The purpose of the project is to provide a continously updated prediction how the fire will move in the next few hours or days and to predict the likely effect of firefighting strategies. Such technology in the field might save lives and property both in fighting fires and by better control of prescribed burns.

Where, when, and how do you see the system being used in the field?

We are not there yet, though we of course hope that our results will be used in the field in the future.

What is the project's current status? What's next?

The mathematical model of fire and weather was developed at NCAR earlier, based on the Clark-Hall atmospheric code. The fire model is based on propagation of the fireline curve in the normal direction and exponential decay of fuel. We have now developed a new code that implements this validated fire model using a level set method. The new code is suitable for data assimilation (modification of its state by new data). The new fire code has been coupled with WRF, which is a de-facto standard in weather modeling, and it is distributed for research and education purposes. The data assimilation component is not ready for public distribution yet.

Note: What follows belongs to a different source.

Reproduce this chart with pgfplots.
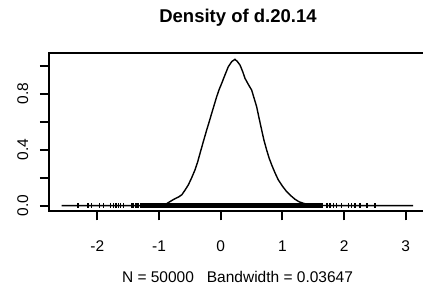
\documentclass[border=0pt]{standalone}
\usepackage{pgfplots}
\pgfplotsset{compat=1.18}
\usepackage{fontspec}
\setmainfont{Liberation Sans}
\begin{document}
\fontsize{15.5pt}{18pt}\selectfont
\begin{tikzpicture}[x=1pt,y=1pt]
\useasboundingbox (0,0) rectangle (423,288);
\clip (0,0) rectangle (423,288);
\begin{axis}[at={(49.3pt,77pt)}, anchor=south west, scale only axis,
  width=377.7pt, height=157.7pt,
  xmin=-2.778, xmax=3.344, ymin=-0.038, ymax=1.089,
  axis line style={line width=1.9pt},
  tick style={line width=1.9pt, black},
  tick align=outside, major tick length=9.5pt,
  xtick={-2,-1,0,1,2,3}, xticklabels={-2,-1,0,1,2,3},
  ytick={0,0.2,0.4,0.6,0.8,1.0}, yticklabels={0.0,,0.4,,0.8,},
  xtick pos=bottom, ytick pos=left,
  xticklabel style={anchor=base, inner sep=0pt},
  xticklabel shift=31.3pt,
  yticklabel style={rotate=90, anchor=south, inner sep=0pt},
  yticklabel shift=11.3pt,
]
\addplot[line width=4.6pt, black] coordinates {(-1.31,0) (1.66,0)};
\addplot[only marks, mark=|, mark size=2.5pt, mark options={line width=1.4pt, black}] coordinates {
(-2.31,0) (-2.15,0) (-2.09,0) (-1.96,0) (-1.90,0) (-1.79,0) (-1.74,0) (-1.70,0)
(-1.66,0) (-1.62,0) (-1.58,0) (-1.44,0) (-1.41,0) (-1.37,0) (-1.34,0)
(1.72,0) (1.77,0) (1.83,0) (1.88,0) (1.96,0) (2.07,0) (2.12,0) (2.18,0) (2.26,0) (2.37,0) (2.50,0)};
\addplot[line width=1.4pt, black] coordinates {
(-2.58,0) (-1.2,0.0) (-1.0,0.002) (-0.9,0.008) (-0.8,0.035) (-0.74,0.05) (-0.68,0.063) (-0.63,0.078)
(-0.58,0.11) (-0.525,0.148) (-0.47,0.2) (-0.417,0.255) (-0.375,0.31) (-0.335,0.374)
(-0.28,0.46) (-0.227,0.541) (-0.186,0.60) (-0.146,0.66) (-0.105,0.72) (-0.065,0.779)
(-0.025,0.83) (0.016,0.874) (0.07,0.935) (0.123,0.993) (0.18,1.03) (0.232,1.046)
(0.27,1.03) (0.313,1.005) (0.355,0.96) (0.394,0.91) (0.45,0.865) (0.502,0.826)
(0.54,0.77) (0.583,0.707) (0.62,0.63) (0.664,0.541) (0.70,0.47) (0.745,0.398)
(0.785,0.34) (0.827,0.291) (0.88,0.235) (0.934,0.184) (1.0,0.14) (1.07,0.1)
(1.14,0.07) (1.204,0.046) (1.27,0.028) (1.34,0.017) (1.45,0.005) (1.6,0.001) (3.12,0)};
\end{axis}
\node[font=\fontsize{18.5pt}{21pt}\selectfont\bfseries, anchor=base, inner sep=0pt] at (238,265.3) {Density of d.20.14};
\node[anchor=base, inner sep=0pt] at (237.5,5.3) {N = 50000\ \ \ Bandwidth = 0.03647};
\end{tikzpicture}
\end{document}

We are developing mathematical and statistical methods to update predictions by injecting data into a model continously and we have tested them on simplified mathematical models. Our new morphing filter, which combines correction to position with correction to intensity of physical fields is particularly promising. We work on information techology to manage the different kinds of data that will be coming in the weather/fire application and adding software components for injecting the data into the existing software. We are also developing a new fire model based on reaction-diffusion partial differential equations.

Next comes reanalysis of an actual wildfire from observed data and injecting data into a weather-fire model that will run continuously on our local computers for the mountains near Boulder.